■ Given problem:
Leave out the pictures and repeat the rest of the material exactly.
* BEGIN Stored data *
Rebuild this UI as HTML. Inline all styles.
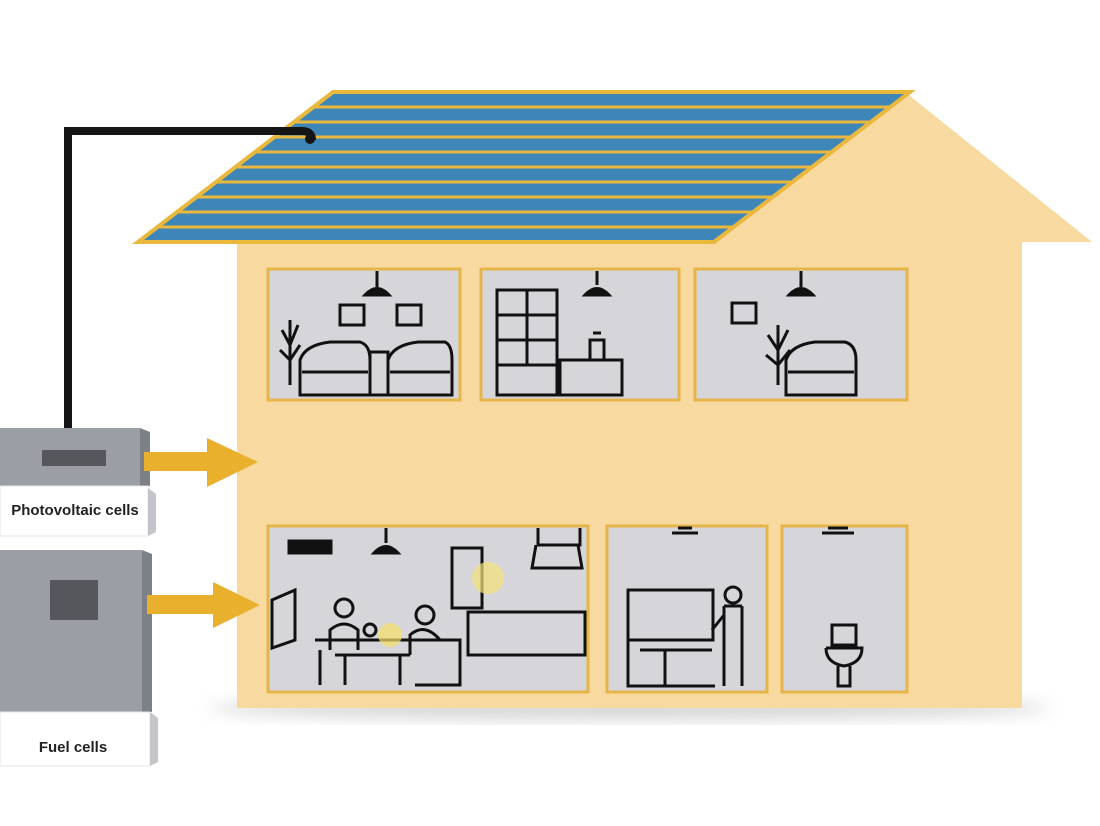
<!DOCTYPE html>
<html><head><meta charset="utf-8"><style>
html,body{margin:0;padding:0;background:#fff;}
body{width:1100px;height:826px;overflow:hidden;position:relative;font-family:"Liberation Sans",sans-serif;}
.lbl{position:absolute;font-weight:bold;font-size:15px;color:#222;text-align:center;}
</style></head><body>
<svg width="1100" height="826" viewBox="0 0 1100 826" style="position:absolute;left:0;top:0">
<defs>
<filter id="sh" x="-20%" y="-20%" width="140%" height="140%"><feGaussianBlur stdDeviation="8"/></filter>
</defs>
<ellipse cx="630" cy="708" rx="420" ry="12" fill="#bbb" filter="url(#sh)" opacity="0.6"/>
<rect x="237" y="238" width="785" height="470" fill="#f8d9a0"/>
<polygon points="905,92 1092,242 237,242" fill="#f8d9a0"/>
<polygon points="333,92 910,92 714,242 138,242" fill="#3f86b8" stroke="#e9b83c" stroke-width="4"/>
<g stroke="#e9b83c" stroke-width="3">
<line x1="313" y1="107" x2="890" y2="107"/>
<line x1="293" y1="122" x2="870" y2="122"/>
<line x1="274" y1="137" x2="851" y2="137"/>
<line x1="254" y1="152" x2="831" y2="152"/>
<line x1="234" y1="167" x2="811" y2="167"/>
<line x1="215" y1="182" x2="792" y2="182"/>
<line x1="195" y1="197" x2="772" y2="197"/>
<line x1="176" y1="212" x2="753" y2="212"/>
<line x1="157" y1="227" x2="733" y2="227"/>
</g>
<path d="M68 430 V131 H302 Q312 131 312 140" fill="none" stroke="#151515" stroke-width="8"/>
<circle cx="310" cy="139" r="5" fill="#151515"/>
<g fill="#d6d6da" stroke="#e6b448" stroke-width="3">
<rect x="268" y="269" width="192" height="131"/>
<rect x="481" y="269" width="198" height="131"/>
<rect x="695" y="269" width="212" height="131"/>
<rect x="268" y="526" width="320" height="166"/>
<rect x="607" y="526" width="160" height="166"/>
<rect x="782" y="526" width="125" height="166"/>
</g>
<g fill="none" stroke="#111" stroke-width="3">
<line x1="377" y1="271" x2="377" y2="287"/><path d="M365 295 Q377 282 389 295 Z" fill="#111"/>
<rect x="340" y="305" width="24" height="20"/><rect x="397" y="305" width="24" height="20"/>
<path d="M300 395 V360 Q305 345 330 342 H360 Q370 345 370 360 V395 Z"/>
<path d="M388 395 V360 Q393 345 418 342 H445 Q452 345 452 360 V395 Z"/>
<path d="M302 372 H368 M390 372 H450"/>
<rect x="370" y="352" width="18" height="43"/>
<path d="M290 385 V320 M282 330 L290 345 L298 325 M280 350 L290 360 L300 345"/>
<rect x="497" y="290" width="60" height="105"/>
<path d="M497 315 H557 M497 340 H557 M497 365 H557 M527 290 V365"/>
<line x1="597" y1="271" x2="597" y2="285"/><path d="M585 295 Q597 282 609 295 Z" fill="#111"/>
<rect x="560" y="360" width="62" height="35"/><path d="M590 340 h14 v20 h-14z M593 333 h8"/>
<line x1="801" y1="271" x2="801" y2="287"/><path d="M789 295 Q801 282 813 295 Z" fill="#111"/>
<rect x="732" y="303" width="24" height="20"/>
<path d="M786 395 V360 Q791 345 815 342 H845 Q856 345 856 360 V395 Z"/><path d="M788 372 H854"/>
<path d="M778 385 V325 M768 335 L778 350 L788 330 M766 355 L778 365 L790 350"/>
<rect x="289" y="541" width="42" height="12" fill="#111"/>
<line x1="386" y1="528" x2="386" y2="543"/><path d="M374 553 Q386 540 398 553 Z" fill="#111"/>
<path d="M538 528 V545 H580 V528 M536 545 L532 568 H582 L578 545"/>
<rect x="452" y="548" width="30" height="60"/>
<path d="M272 600 L295 590 V640 L272 648 Z"/>
<path d="M468 612 H585 V655 H468 Z"/>
<path d="M320 650 V685 M315 640 H460 V685 H415"/>
<path d="M335 655 H410 M345 655 V685 M400 655 V685"/>
<circle cx="344" cy="608" r="9"/><path d="M330 650 V630 Q344 618 358 630 V650"/>
<circle cx="370" cy="630" r="6"/>
<circle cx="425" cy="615" r="9"/><path d="M410 655 V635 Q425 622 440 640"/>
</g>
<circle cx="488" cy="578" r="16" fill="#f4e27a" opacity="0.7"/>
<circle cx="390" cy="635" r="12" fill="#f6e06a" opacity="0.7"/>
<g fill="none" stroke="#111" stroke-width="3">
<path d="M678 528 h14 M672 533 h26"/>
<rect x="628" y="590" width="85" height="50"/>
<path d="M628 640 V686 H715 M640 650 H712 M665 650 V686"/>
<circle cx="733" cy="595" r="8"/><path d="M724 606 V686 M742 606 V686 M724 606 H742 M712 630 L724 615"/>
<path d="M828 528 h20 M822 533 h32"/>
<path d="M832 625 h24 v20 h-24z M826 648 h36 q0 15 -18 18 q-18 -3 -18 -18 M838 666 v20 h12 v-20"/>
</g>
<rect x="0" y="428" width="140" height="58" fill="#9b9ea5"/>
<polygon points="140,428 150,432 150,486 140,486" fill="#7d8087"/>
<rect x="42" y="450" width="64" height="16" fill="#55575c"/>
<rect x="0" y="486" width="148" height="50" fill="#fff" stroke="#e4e4e6"/>
<polygon points="148,488 156,494 156,532 148,536" fill="#c4c5c9"/>
<rect x="0" y="550" width="142" height="162" fill="#9b9ea5"/>
<polygon points="142,550 152,554 152,712 142,712" fill="#7d8087"/>
<rect x="50" y="580" width="48" height="40" fill="#55575c"/>
<rect x="0" y="712" width="150" height="54" fill="#fff" stroke="#e4e4e6"/>
<polygon points="150,712 158,718 158,762 150,766" fill="#c4c5c9"/>
<polygon points="144,452 207,452 207,438 258,462 207,487 207,471 144,471" fill="#e9b02e"/>
<polygon points="147,595 213,595 213,582 260,605 213,628 213,614 147,614" fill="#e9b02e"/>
</svg>
<div class="lbl" style="left:0;top:502px;width:150px;">Photovoltaic cells</div>
<div class="lbl" style="left:0;top:739px;width:146px;">Fuel cells</div>
</body></html>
* END Stored data *
■ Exercise solution:
Rebuild this UI as HTML. Inline all styles.
<!DOCTYPE html>
<html><head><meta charset="utf-8"><style>
html,body{margin:0;padding:0;background:#fff;}
body{width:1100px;height:826px;overflow:hidden;position:relative;font-family:"Liberation Sans",sans-serif;}
.lbl{position:absolute;font-weight:bold;font-size:15px;color:#222;text-align:center;}
</style></head><body>
<svg width="1100" height="826" viewBox="0 0 1100 826" style="position:absolute;left:0;top:0">
<defs>
<filter id="sh" x="-20%" y="-20%" width="140%" height="140%"><feGaussianBlur stdDeviation="8"/></filter>
</defs>
<ellipse cx="630" cy="708" rx="420" ry="12" fill="#bbb" filter="url(#sh)" opacity="0.6"/>
<rect x="237" y="238" width="785" height="470" fill="#f8d9a0"/>
<polygon points="905,92 1092,242 237,242" fill="#f8d9a0"/>
<polygon points="333,92 910,92 714,242 138,242" fill="#3f86b8" stroke="#e9b83c" stroke-width="4"/>
<g stroke="#e9b83c" stroke-width="3">
<line x1="313" y1="107" x2="890" y2="107"/>
<line x1="293" y1="122" x2="870" y2="122"/>
<line x1="274" y1="137" x2="851" y2="137"/>
<line x1="254" y1="152" x2="831" y2="152"/>
<line x1="234" y1="167" x2="811" y2="167"/>
<line x1="215" y1="182" x2="792" y2="182"/>
<line x1="195" y1="197" x2="772" y2="197"/>
<line x1="176" y1="212" x2="753" y2="212"/>
<line x1="157" y1="227" x2="733" y2="227"/>
</g>
<path d="M68 430 V131 H302 Q312 131 312 140" fill="none" stroke="#151515" stroke-width="8"/>
<circle cx="310" cy="139" r="5" fill="#151515"/>
<g fill="#d6d6da" stroke="#e6b448" stroke-width="3">
<rect x="268" y="269" width="192" height="131"/>
<rect x="481" y="269" width="198" height="131"/>
<rect x="695" y="269" width="212" height="131"/>
<rect x="268" y="526" width="320" height="166"/>
<rect x="607" y="526" width="160" height="166"/>
<rect x="782" y="526" width="125" height="166"/>
</g>
<g fill="none" stroke="#111" stroke-width="3">
<line x1="377" y1="271" x2="377" y2="287"/><path d="M365 295 Q377 282 389 295 Z" fill="#111"/>
<rect x="340" y="305" width="24" height="20"/><rect x="397" y="305" width="24" height="20"/>
<path d="M300 395 V360 Q305 345 330 342 H360 Q370 345 370 360 V395 Z"/>
<path d="M388 395 V360 Q393 345 418 342 H445 Q452 345 452 360 V395 Z"/>
<path d="M302 372 H368 M390 372 H450"/>
<rect x="370" y="352" width="18" height="43"/>
<path d="M290 385 V320 M282 330 L290 345 L298 325 M280 350 L290 360 L300 345"/>
<rect x="497" y="290" width="60" height="105"/>
<path d="M497 315 H557 M497 340 H557 M497 365 H557 M527 290 V365"/>
<line x1="597" y1="271" x2="597" y2="285"/><path d="M585 295 Q597 282 609 295 Z" fill="#111"/>
<rect x="560" y="360" width="62" height="35"/><path d="M590 340 h14 v20 h-14z M593 333 h8"/>
<line x1="801" y1="271" x2="801" y2="287"/><path d="M789 295 Q801 282 813 295 Z" fill="#111"/>
<rect x="732" y="303" width="24" height="20"/>
<path d="M786 395 V360 Q791 345 815 342 H845 Q856 345 856 360 V395 Z"/><path d="M788 372 H854"/>
<path d="M778 385 V325 M768 335 L778 350 L788 330 M766 355 L778 365 L790 350"/>
<rect x="289" y="541" width="42" height="12" fill="#111"/>
<line x1="386" y1="528" x2="386" y2="543"/><path d="M374 553 Q386 540 398 553 Z" fill="#111"/>
<path d="M538 528 V545 H580 V528 M536 545 L532 568 H582 L578 545"/>
<rect x="452" y="548" width="30" height="60"/>
<path d="M272 600 L295 590 V640 L272 648 Z"/>
<path d="M468 612 H585 V655 H468 Z"/>
<path d="M320 650 V685 M315 640 H460 V685 H415"/>
<path d="M335 655 H410 M345 655 V685 M400 655 V685"/>
<circle cx="344" cy="608" r="9"/><path d="M330 650 V630 Q344 618 358 630 V650"/>
<circle cx="370" cy="630" r="6"/>
<circle cx="425" cy="615" r="9"/><path d="M410 655 V635 Q425 622 440 640"/>
</g>
<circle cx="488" cy="578" r="16" fill="#f4e27a" opacity="0.7"/>
<circle cx="390" cy="635" r="12" fill="#f6e06a" opacity="0.7"/>
<g fill="none" stroke="#111" stroke-width="3">
<path d="M678 528 h14 M672 533 h26"/>
<rect x="628" y="590" width="85" height="50"/>
<path d="M628 640 V686 H715 M640 650 H712 M665 650 V686"/>
<circle cx="733" cy="595" r="8"/><path d="M724 606 V686 M742 606 V686 M724 606 H742 M712 630 L724 615"/>
<path d="M828 528 h20 M822 533 h32"/>
<path d="M832 625 h24 v20 h-24z M826 648 h36 q0 15 -18 18 q-18 -3 -18 -18 M838 666 v20 h12 v-20"/>
</g>
<rect x="0" y="428" width="140" height="58" fill="#9b9ea5"/>
<polygon points="140,428 150,432 150,486 140,486" fill="#7d8087"/>
<rect x="42" y="450" width="64" height="16" fill="#55575c"/>
<rect x="0" y="486" width="148" height="50" fill="#fff" stroke="#e4e4e6"/>
<polygon points="148,488 156,494 156,532 148,536" fill="#c4c5c9"/>
<rect x="0" y="550" width="142" height="162" fill="#9b9ea5"/>
<polygon points="142,550 152,554 152,712 142,712" fill="#7d8087"/>
<rect x="50" y="580" width="48" height="40" fill="#55575c"/>
<rect x="0" y="712" width="150" height="54" fill="#fff" stroke="#e4e4e6"/>
<polygon points="150,712 158,718 158,762 150,766" fill="#c4c5c9"/>
<polygon points="144,452 207,452 207,438 258,462 207,487 207,471 144,471" fill="#e9b02e"/>
<polygon points="147,595 213,595 213,582 260,605 213,628 213,614 147,614" fill="#e9b02e"/>
</svg>
<div class="lbl" style="left:0;top:502px;width:150px;">Photovoltaic cells</div>
<div class="lbl" style="left:0;top:739px;width:146px;">Fuel cells</div>
</body></html>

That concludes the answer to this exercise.